Anyway.  The cast is good, the script is good, and then we find out we are going to be presenting our show at the Cherry Lane Theatre.  If you've never seen this place, let me tell you- it's beautiful, historic, and exactly what you think a theatre in Greenwich Village should look like, right down to the cobble-stone street in front.   This is a theatre that had O'Neill, Albee, and Shephard in it.  I mean the playwrights themselves.  This place is a dream come true.  And I get to premiere my play in it.  This is a dream come true.  This is one of the great moments of my life.

Opening night arrives.  It's a full house.  The play begins.  As usual, I feel like throwing up for most of the performance.  But people are laughing in the audience.  A lot.  And then they're crying.  And at the end of the show, there's a lot of applause.  I have to stay after the show, to clear all our stuff out so that the next  play from the Fringe can load in for their opening, which happens one hour later.  Jack Halpin, who plays Dion, and I haul ass, get everything put in its proper place, and walk outside.  The street seems to be completely full of people- and they all cheer for us.  I come up to an actress I know, Aida Lembo, and she's crying and laughing, and she she's me and says "you're beautiful".

The show sells out its run, even with the great blackout of 2003 happening in the middle of the festival.   Nytheatre.com gives is a rave review- God bless them.

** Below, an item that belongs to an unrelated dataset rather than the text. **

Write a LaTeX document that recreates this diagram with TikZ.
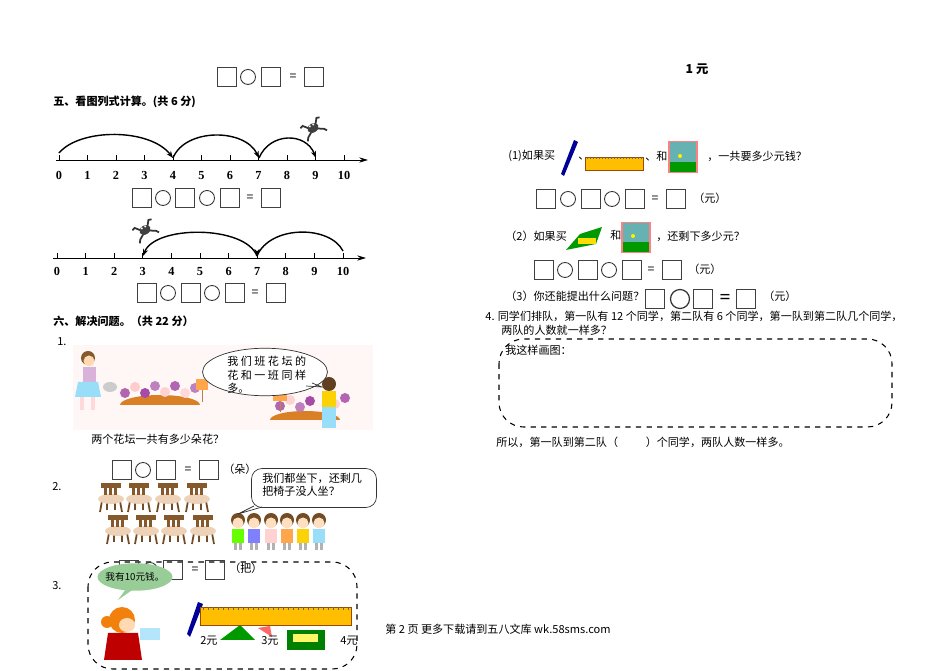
\documentclass[tikz,border=0pt]{standalone}
\usepackage{fontspec}
\setmainfont{Liberation Serif}
\newfontfamily\cjk{Noto Sans CJK SC}
\usetikzlibrary{arrows.meta,shapes.geometric,shapes.callouts}
\begin{document}
\begin{tikzpicture}[x=0.02cm,y=-0.02cm,
  sq/.style={draw=black!75,line width=0.7pt,minimum width=0.38cm,minimum height=0.38cm,inner sep=0},
  cir/.style={circle,draw=black!80,line width=0.5pt,minimum size=0.3cm,inner sep=0},
  eqs/.style={inner sep=0,font=\cjk\fontsize{7}{8}\selectfont},
  txt/.style={anchor=west,inner sep=0,font=\cjk\fontsize{6.3}{7.6}\selectfont},
  btxt/.style={txt,font=\cjk\bfseries\fontsize{6.3}{7.6}\selectfont},
  lbl/.style={inner sep=0,text height=5pt,text depth=0pt,font=\fontsize{7}{8}\selectfont\bfseries},
  jump/.style={line width=0.8pt,-{Stealth[length=4pt,width=3pt]}},
  dbox/.style={draw,dashed,rounded corners=14pt,line width=0.6pt}]
\useasboundingbox (0,0) rectangle (950,671);
\fill[white] (0,0) rectangle (950,671);
% ---- top equation
\node[sq] (t1) at (227,77) {}; \node[cir] (t2) at (248,77) {}; \node[sq] (t3) at (271,77) {};
\node[eqs] (t4) at (293,77) {=}; \node[sq] (t5) at (314,77) {};
\node[lbl,font=\cjk\bfseries\fontsize{7}{8}\selectfont] (yuan1) at (697,69) {1 元};
% ---- section five
\node[btxt] (s5) at (53,102) {五、看图列式计算。(共 6 分)};
% number line 1
\coordinate (a0) at (56,160); \coordinate (a1) at (368,160);
\draw[line width=0.5pt,-{Stealth[length=5pt,width=3pt]}] (a0) -- (a1);
\foreach \i in {0,...,10}{
  \draw (59+28.5*\i,160) -- (59+28.5*\i,155);
  \node[lbl] (na\i) at (59+28.5*\i,175) {\i};}
\coordinate (p0) at (59,153); \coordinate (p4) at (173,158); \coordinate (p7) at (259,158); \coordinate (p9) at (316,158);
\draw[jump] (p0) .. controls (80,128) and (150,128) .. (p4);
\draw[jump] (p4) .. controls (185,128) and (245,128) .. (p7);
\draw[jump] (p7) .. controls (270,132) and (306,132) .. (p9);
% frog 1
\begin{scope}[shift={(313,128)},rotate=30]
\draw[black!80,line width=1pt] (-4,-2)--(-8,-7)--(-11,-6) (4,-2)--(8,-7)--(11,-6) (-4,3)--(-9,6)--(-11,9) (4,3)--(9,6)--(11,9);
\fill[black!75] (0,0) ellipse (6 and 4.5);
\fill[white] (-2,-3) circle (1.2); \fill[white] (2,-3) circle (1.2);
\end{scope}
% equation row 2
\node[sq] (b1) at (142,198) {}; \node[cir] (b2) at (163,198) {}; \node[sq] (b3) at (185,198) {};
\node[cir] (b4) at (207,198) {}; \node[sq] (b5) at (230,198) {}; \node[eqs] (b6) at (250,198) {=}; \node[sq] (b7) at (271,198) {};
% number line 2
\coordinate (c0) at (53,258); \coordinate (c1) at (366,258);
\draw[line width=0.5pt,-{Stealth[length=5pt,width=3pt]}] (c0) -- (c1);
\foreach \i in {0,...,10}{
  \draw (57+28.6*\i,258) -- (57+28.6*\i,253);
  \node[lbl] (nb\i) at (57+28.6*\i,271) {\i};}
\coordinate (q3) at (143,256); \coordinate (q7) at (257,256); \coordinate (q10) at (343,251);
\draw[jump] (q7) .. controls (245,225) and (155,225) .. (q3);
\draw[line width=0.8pt] (q10) .. controls (330,225) and (270,225) .. (q7);
\draw[line width=0.8pt,-{Stealth[length=4pt,width=3pt]}] (q7) ++(0,-3) -- (q7);
\begin{scope}[shift={(145,230)},rotate=30]
\draw[black!80,line width=1pt] (-4,-2)--(-8,-7)--(-11,-6) (4,-2)--(8,-7)--(11,-6) (-4,3)--(-9,6)--(-11,9) (4,3)--(9,6)--(11,9);
\fill[black!75] (0,0) ellipse (6 and 4.5);
\fill[white] (-2,-3) circle (1.2); \fill[white] (2,-3) circle (1.2);
\end{scope}
\node[sq] (d1) at (147,293) {}; \node[cir] (d2) at (168,293) {}; \node[sq] (d3) at (191,293) {};
\node[cir] (d4) at (212,293) {}; \node[sq] (d5) at (235,293) {}; \node[eqs] (d6) at (255,293) {=}; \node[sq] (d7) at (276,293) {};
% ---- section six
\node[btxt] (s6) at (53,321) {六、解决问题。（共 22 分）};
\node[txt] (n1) at (57,342) {1.};
% picture 1
\fill[pink!15] (73,345) rectangle (373,430);
\fill[brown!60!orange] (120,405) arc (180:360:40 and 10) -- cycle;
\fill[brown!60!orange] (270,420) arc (180:360:35 and 9) -- cycle;
\foreach \x/\y/\c in {125/393/violet!60,135/387/pink!80,145/393/violet!70,155/386/violet!50,165/392/pink!70,175/386/violet!60,185/393/pink!60,195/388/violet!50,
  280/406/violet!60,290/400/pink!70,300/407/violet!50,310/401/violet!70,335/404/pink!70,345/398/violet!60}
  \fill[\c] (\x,\y) circle (5);
\fill[orange!70] (196,379) rectangle (208,390); \draw[brown] (202,390)--(202,402);
\fill[orange!70] (273,390) rectangle (287,401); \draw[brown] (280,401)--(280,412);
% girl 1
\fill[brown!70!black] (88,358) circle (7); \fill[orange!30] (89,361) circle (5.5);
\fill[violet!30] (83,367) rectangle (96,382); \fill[cyan!40] (78,382) -- (98,382) -- (101,397) -- (75,397) -- cycle;
\fill[pink!60] (80,397) rectangle (84,410); \fill[pink!60] (91,397) rectangle (95,410);
\fill[gray!40] (110,387) ellipse (7 and 5);
% girl 2
\fill[brown!50!black] (329,384) circle (7);
\fill[yellow!70!orange] (322,391) rectangle (336,407); \fill[cyan!40] (322,407) rectangle (336,428);
\node[ellipse,draw=black!80,fill=white,minimum width=2.5cm,minimum height=0.95cm,inner sep=0] (bub1) at (265,372) {};
\node[txt,align=left,anchor=north west] (bub1t) at (227,356) {我 们 班 花 坛 的\\花 和 一 班 同 样\\多。};
\draw[black!80] (312,383) -- (322,387) -- (306,386);
\node[txt] (q1) at (91,439) {两个花坛一共有多少朵花？};
% equation (朵)
\node[sq] (e1) at (122,470) {}; \node[cir] (e2) at (143,470) {}; \node[sq] (e3) at (166,470) {};
\node[eqs] (e4) at (188,470) {=}; \node[sq] (e5) at (209,470) {}; \node[txt] (e6) at (223,469) {（朵）};
% 2.
\node[txt] (n2) at (52,487) {2.};
\foreach \x/\y in {100/483,128/483,157/483,186/483,107/515,135/515,163/515,192/515}{
  \draw[brown!60!black,line width=1pt] (\x+2,\y+18) -- (\x,\y+29) (\x+20,\y+18) -- (\x+22,\y+29) (\x+7,\y+20)--(\x+7,\y+27) (\x+15,\y+20)--(\x+15,\y+27);
  \fill[orange!20!brown!35] (\x+11,\y+16) ellipse (13 and 5);
  \fill[brown!70!black] (\x+1,\y) rectangle (\x+21,\y+5);
  \foreach \k in {4,9,14}{\fill[brown!70!black] (\x+\k,\y+5) rectangle (\x+\k+3,\y+12);}}
\foreach \x/\c in {238/green!60!yellow,254/blue!50,271/pink!70,287/orange!70,303/yellow!70!orange,319/cyan!40}{
  \fill[brown!60!black] (\x,520) circle (7); \fill[orange!25] (\x,523) circle (5.5);
  \fill[\c] (\x-6,529) rectangle (\x+6,543); \fill[gray!60] (\x-4,543) rectangle (\x-1,550); \fill[gray!60] (\x+1,543) rectangle (\x+4,550);}
\node[draw=black!80,fill=white,rounded corners=6pt,minimum width=2.5cm,minimum height=0.78cm] (bub2) at (314,488) {};
\node[txt,align=left,anchor=north west] (bub2t) at (262,473) {我们都坐下，还剩几\\把椅子没人坐？};
\draw[black!80] (262,507) -- (238,514) -- (254,506);
% 3.
\node[txt] (n3) at (52,586) {3.};
\draw[dbox] (88,562) rectangle (357,669);
\node[sq] (f1) at (129,570) {}; \node[cir] (f2) at (150,570) {}; \node[sq] (f3) at (173,570) {};
\node[eqs] (f4) at (195,570) {=}; \node[sq] (f5) at (215,570) {}; \node[txt] (f6) at (229,568) {（把）};
\node[ellipse,fill=green!35!gray!60,minimum width=1.5cm,minimum height=0.55cm,inner sep=0] (mb) at (135,577) {};
\node[inner sep=0,font=\cjk\fontsize{5.5}{6}\selectfont] (mbt) at (135,577) {我有10元钱。};
\fill[green!35!gray!60] (128,586) -- (118,600) -- (138,586) -- cycle;
% monkey
\fill[orange!80!brown] (122,620) circle (13); \fill[orange!80!brown] (107,622) circle (6);
\fill[orange!30] (127,625) ellipse (8 and 7);
\fill[red!75!black] (108,633) -- (138,633) -- (142,660) -- (104,660) -- cycle;
\fill[cyan!30] (140,628) rectangle (160,640);
% pen
\fill[blue!60!black] (198,602) -- (203,604) -- (190,637) -- (187,634) -- cycle;
% book, eraser, ruler
\fill[green!50!black] (287,630) rectangle (325,650); \fill[yellow!60] (293,634) rectangle (318,642);
\fill[red!60] (258,628) -- (270,626) -- (272,637) -- cycle;
\fill[green!60!black] (220,640) -- (240,625) -- (255,640) -- cycle;
\fill[orange!50!yellow] (200,607) rectangle (351,625); \draw[orange!60!black,line width=0.3pt] (200,607) rectangle (351,625);
\foreach \i in {0,...,29}{\draw[black!60,line width=0.2pt] (203+5*\i,607) -- (203+5*\i,610);}
\node[txt] (pr1) at (200,641) {2元}; \node[txt] (pr2) at (261,641) {3元}; \node[txt] (pr3) at (340,641) {4元};
\node[txt] (foot) at (385,629) {第 2 页 更多下载请到五八文库 wk.58sms.com};
% ---- right column
\node[txt] (r1) at (508,156) {(1)如果买};
\fill[blue!60!black] (574,140) -- (578,142) -- (564,176) -- (561,174) -- cycle;
\node[txt] (r1b) at (578,159) {、};
\fill[orange!50!yellow] (585,157) rectangle (643,170); \draw[orange!60!black,line width=0.3pt] (585,157) rectangle (643,170);
\foreach \i in {0,...,18}{\draw[black!60,line width=0.2pt] (587+3*\i,157) -- (587+3*\i,159);}
\node[txt] (r1c) at (645,156) {、和};
\fill[red!50] (668,141) rectangle (698,173); \fill[teal!60] (670,142) rectangle (696,172); \fill[green!60!black] (670,162) rectangle (696,172); \fill[yellow] (680,156) circle (2);
\node[txt] (r1d) at (707,156) {，一共要多少元钱？};
\node[sq] (g1) at (546,199) {}; \node[cir] (g2) at (568,199) {}; \node[sq] (g3) at (591,199) {};
\node[cir] (g4) at (612,199) {}; \node[sq] (g5) at (635,199) {}; \node[eqs] (g6) at (655,199) {=}; \node[sq] (g7) at (676,199) {};
\node[txt] (g8) at (693,198) {（元）};
\node[txt] (r2) at (505,236) {（2）如果买};
\fill[green!60!black] (566,250) -- (580,234) -- (602,227) -- (596,244) -- cycle; \fill[yellow!80!orange] (578,238) rectangle (596,244);
\node[txt] (r2b) at (610,235) {和};
\fill[red!50] (621,222) rectangle (651,253); \fill[teal!60] (623,223) rectangle (649,252); \fill[green!60!black] (623,242) rectangle (649,252); \fill[yellow] (633,236) circle (2);
\node[txt] (r2c) at (656,236) {，还剩下多少元？};
\node[sq] (h1) at (544,270) {}; \node[cir] (h2) at (565,270) {}; \node[sq] (h3) at (588,270) {};
\node[cir] (h4) at (609,270) {}; \node[sq] (h5) at (632,270) {}; \node[eqs] (h6) at (651,270) {=}; \node[sq] (h7) at (672,270) {};
\node[txt] (h8) at (688,269) {（元）};
\node[txt] (r3) at (505,296) {（3）你还能提出什么问题？};
\node[sq] (k1) at (655,299) {}; \node[circle,draw=black!80,line width=0.7pt,minimum size=0.38cm,inner sep=0] (k2) at (680,299) {}; \node[sq] (k3) at (703,299) {};
\node[eqs,font=\bfseries\fontsize{11}{12}\selectfont] (k4) at (725,299) {=}; \node[sq] (k5) at (746,299) {};
\node[txt] (k6) at (763,296) {（元）};
\node[txt] (r4) at (485,316) {4. 同学们排队，第一队有 12 个同学，第二队有 6 个同学，第一队到第二队几个同学，};
\node[txt] (r4b) at (501,330) {两队的人数就一样多？};
\draw[dbox] (499,339) rectangle (892,427);
\node[txt] (r4c) at (505,350) {我这样画图：};
\node[txt] (r4d) at (496,442) {所以，第一队到第二队（\hspace{2.5em}）个同学，两队人数一样多。};
\end{tikzpicture}
\end{document}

On the last night, my mom flies out from California to see the show, and ends up sitting next to a critic from The New Yorker magazine, who is there not to right a review, but to check up on a new writer.  Somehow, I am on their radar.  Not sure how I got there, but I like it.  And now, the script is available online as part of Indie Theater Now, the new digital library of plays that is like the iTunes for plays.

So, like I said, I don't take success well.  But I think I can get used to it.